I had discovered by chance, through her network of English friends, that Diana was coming to England for the York races in May, and would be staying with a friend in Yorkshire. At the end of the second day’s racing, when I imagined she would be well installed, I rang her host and
asked to speak to her. I was told, to my consternation, that she was still in Nairobi. My informant had been wrong.
Now I had to explain, albeit in the most general terms, to her somewhat suspicious host—who was also a Kenya landowner—why I wanted to speak to her. He warned me that she would never talk to me about her life in Kenya, and suggested I write her a formal letter of request. For this he gave me her London address—a significant step forward—in the apartment block behind the Ritz Hotel but, as it turned out. provided the wrong flat number. Earlier in the conversation he had also produced, by way of correcting me, the exact date of her arrival. Having now alerted her protective friends, and thus Diana herself, a whole three weeks too soon, my only hope was to wait and chance my luck at her door on the date in question. Letters and telephone calls, once again, would have ended the affair instantly.
The few daily flights from Nairobi arrive in the morning in London, within an hour or two of each other. When the day came. I picked on the flight with the greatest delay, added an hour or two for jet-lag and siestas and decided that 4 p.m. was the right moment to strike. In the meantime I dragged out a Chinese lunch with a friend, and for further moral encouragement rang my publisher, whom I knew had once been a fierce encyclopaedia salesman. He told me that the door would open and the face would say, “What do you want?” He always used to reply, “That’s exactly what I’ve come to talk to you about.” He said that this had never failed.
To the porters talking in the hall, more as a password than an enquiry. I said, “Lady Delamere” as I passed. One of them replied, “Eighty-two”: I had been on my way to forty-three.
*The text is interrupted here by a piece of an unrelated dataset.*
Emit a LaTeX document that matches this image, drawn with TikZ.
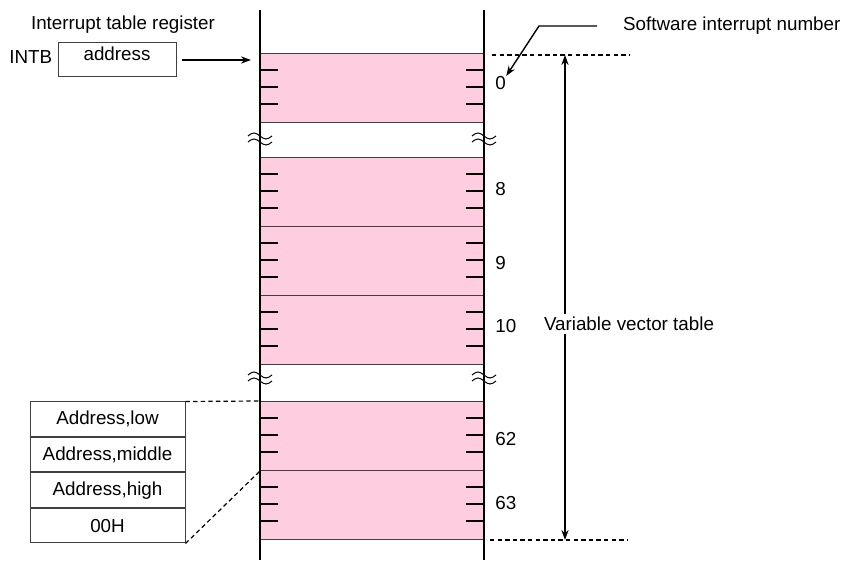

There came to the door, that afternoon, one of the most striking women I have ever seen, wearing an immaculately cut Eton-blue peignoir with blue ribbon bindings along the edges, and with long gold chains strung
from her neck. She was younger-looking than I expected, her face longer and leaner than it had been, the ice-blue eyes as penetrating as ever. Any trace of travel fatigue had disappeared under the perfect make-up, though she was not expecting a guest. Dazzled by this apparition, my memory of this first conversation, as I introduced myself, is almost non-existent. I was an author … certain characters … Kenya … grateful for a few minutes’ talk. Lady Delamere held the door half-way open. She said she had only just arrived; the flight had been exhausting. Also, she never talked about her private life and didn’t think she could be of any help.